The above script would filter the data on the f1 field and display the results with the DUMP command.

(4,2,1)
(4,3,3)
  • DISTINCT operator is used to remove the duplicate (redundant) tuples from a relation.

We have a bag ‘A’ having the following tuples:

(1,2,3)
(4,2,1)
(8,3,4)
(4,3,3)
(4,2,1)

The DISTINCT operator can be applied as in the below script.

grunt> B = DISTINCT A;
grunt> DUMP B;

The result of the DISTINCT operator will be:

(1,2,3)
(4,2,1)
(8,3,4)
(4,3,3)
  • FOREACH operator is used to generate specified data transformation based on the column data.

We have a bag ‘A’ having the following tuples:

(1,2,3)
(4,2,1)
(8,3,4)
(4,3,3)
(4,2,1)

The FOREACH operator can be applied as:

grunt> B = FOREACH A GENERATE (f1, f3);
grunt> DUMP B;

The result of the FOREACH operator will be:

(1,3)
(4,1)
(8,4)
(4,3)
(4,1)
  • ORDER BY operator is used to sort the tuples in a relation based on one or more fields

We have a bag ‘A’ having the following tuples:

(8,3,4)
(1,2,3)
(4,3,3)

The ORDER BY command can be applied on f1 as:

grunt> B = ORDER A BY f1;
grunt> DUMP B;

The result of the ORDER BY command will be:

(1,2,3)
(4,3,3)
(8,3,4)
  • LIMIT operator is used extract limited number of tuples from a relation.
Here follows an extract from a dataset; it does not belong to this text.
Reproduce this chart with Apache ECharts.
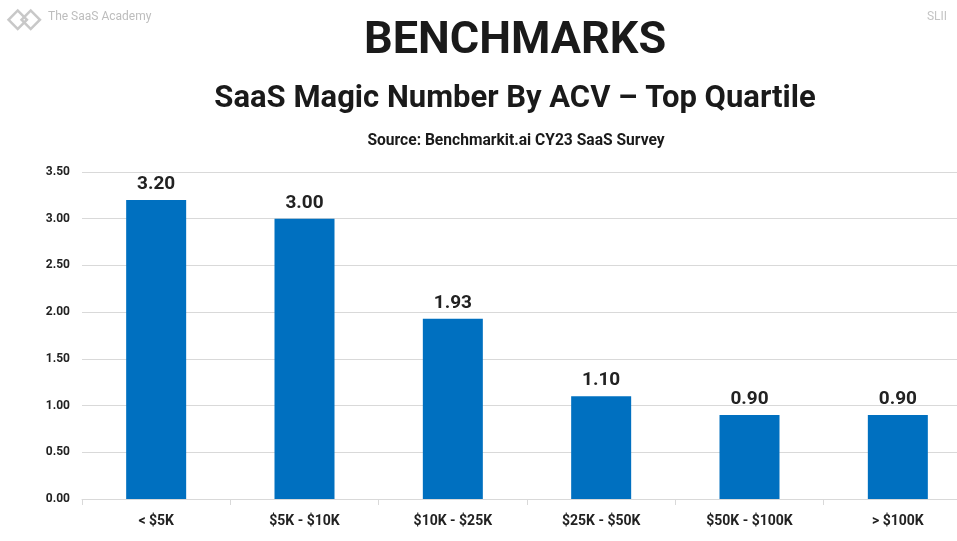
<!DOCTYPE html>
<html>
<head>
<meta charset="utf-8">
<style>
  html, body { margin: 0; padding: 0; background: #fff; }
  #chart { width: 957px; height: 541px; }
</style>
<script src="https://cdn.jsdelivr.net/npm/echarts@6/dist/echarts.min.js"></script>
</head>
<body>
<div id="chart"></div>
<script>
const categories = ['< $5K', '$5K - $10K', '$10K - $25K', '$25K - $50K', '$50K - $100K', '> $100K'];
const magicNumber = [3.20, 3.00, 1.93, 1.10, 0.90, 0.90];

const chart = echarts.init(document.getElementById('chart'));

const option = {
  backgroundColor: '#ffffff',
  animation: false,
  graphic: [
    // little diamond logo, top left
    {
      type: 'group', left: 5, top: 7,
      children: [
        { type: 'rect', shape: { x: 0, y: 0, width: 13, height: 13 }, rotation: Math.PI / 4, x: 9, y: 0,
          style: { fill: 'none', stroke: '#c8c8c8', lineWidth: 2.5 } },
        { type: 'rect', shape: { x: 0, y: 0, width: 13, height: 13 }, rotation: Math.PI / 4, x: 22, y: 0,
          style: { fill: 'none', stroke: '#c8c8c8', lineWidth: 2.5 } }
      ]
    },
    { type: 'text', left: 48, top: 11,
      style: { text: 'The SaaS Academy', fill: '#bdbdbd', font: '12px Roboto' } },
    { type: 'text', right: 10, top: 11,
      style: { text: 'SLII', fill: '#c4c4c4', font: '12px Roboto' } }
  ],
  title: [
    { text: 'BENCHMARKS', left: 510, textAlign: 'center', top: 14,
      textStyle: { fontFamily: 'Roboto', fontWeight: 'bold', fontSize: 45, color: '#1a1a1a' } },
    { text: 'SaaS Magic Number By ACV – Top Quartile', left: 510, textAlign: 'center', top: 79,
      textStyle: { fontFamily: 'Roboto', fontWeight: 'bold', fontSize: 31, color: '#1a1a1a' } },
    { text: 'Source: Benchmarkit.ai CY23 SaaS Survey', left: 511, textAlign: 'center', top: 128,
      textStyle: { fontFamily: 'Roboto', fontWeight: 'bold', fontSize: 15.6, color: '#1a1a1a' } }
  ],
  grid: { left: 82, top: 172, width: 890, height: 327, outerBoundsMode: 'none', containLabel: false },
  xAxis: {
    type: 'category',
    data: categories,
    axisLine: { lineStyle: { color: '#d9d9d9' } },
    axisTick: { show: true, length: 6, lineStyle: { color: '#d9d9d9' } },
    axisLabel: { color: '#222', fontFamily: 'Roboto', fontWeight: 'bold', fontSize: 14, margin: 15 }
  },
  yAxis: {
    type: 'value',
    min: 0, max: 3.5, interval: 0.5,
    axisLine: { show: false },
    axisTick: { show: false },
    splitLine: { lineStyle: { color: '#d9d9d9' } },
    axisLabel: {
      color: '#222', fontFamily: 'Roboto', fontWeight: 'bold', fontSize: 12, margin: 12,
      formatter: v => v.toFixed(2)
    }
  },
  series: [{
    type: 'bar',
    data: magicNumber,
    barWidth: 60,
    itemStyle: { color: '#0070c0' },
    label: {
      show: true, position: 'top', distance: 6,
      color: '#222', fontFamily: 'Roboto', fontWeight: 'bold', fontSize: 19,
      formatter: p => p.value.toFixed(2)
    }
  }]
};

chart.setOption(option);
</script>
</body>
</html>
We have a bag ‘A’ having the following tuples:

(8,3,4)
(1,2,3)
(4,3,3)

The LIMIT command can be applied as:

grunt> B = LIMIT A 1;
grunt> DUMP B;

The result of the above command will be:

(8,3,4)

This concludes a basic overview of Pig Latin data processing language for big data platform.